I tried doing it the straightforward way:
v=(1/2)bhl
dv/dt=(1/2)(5)(2/3)(dh/dt)(9)
14=(1/2)(5)(2/3)(dh/dt)(9)
dh/dt=14/15

This is wrong. Then I tried using similar triangles to get the new base to go along with the height of 8 in. For that I got 10/3 ft. So,
v=(1/2)bhl
dv/dt=(1/2)(10/3)(2/3)(dh/dt)(9)
14=(1/2)(10/3)(2/3)(dh/dt)(9)
dh/dt= 7/5

This is also incorrect. I really don't know why.

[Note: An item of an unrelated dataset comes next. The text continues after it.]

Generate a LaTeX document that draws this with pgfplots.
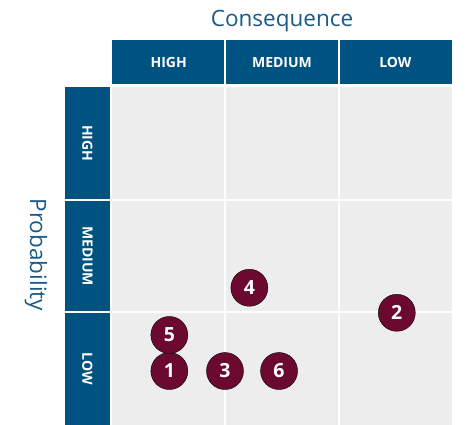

Any help would be greatly appreciated!

 

[tiny-tim]

Welcome to PF!

Hi hks118! Welcome to PF!

You need to write b as a function of h before you differentiate.

 

[hks118]

Hi hks118! Welcome to PF!

You need to write b as a function of h before you differentiate.

Thanks for the reply!

So b=5h correct? but if I plug in my h value, I get 10/3, which was wrong.

 

[tiny-tim]

(just got up :zzz: …)

What was your equation for dv/dt?

 

[hks118]

(just got up :zzz: …)

What was your equation for dv/dt?

Well, v=1/2bhl so I figured dv/dt=1/2bh(dh/dt)l. Or do I need db/dt and dl/dt as well?

 

[tiny-tim]

Well, v=1/2bhl so I figured dv/dt=1/2bh(dh/dt)l.

That wouldn't be right even if b was constant.

Try again. ​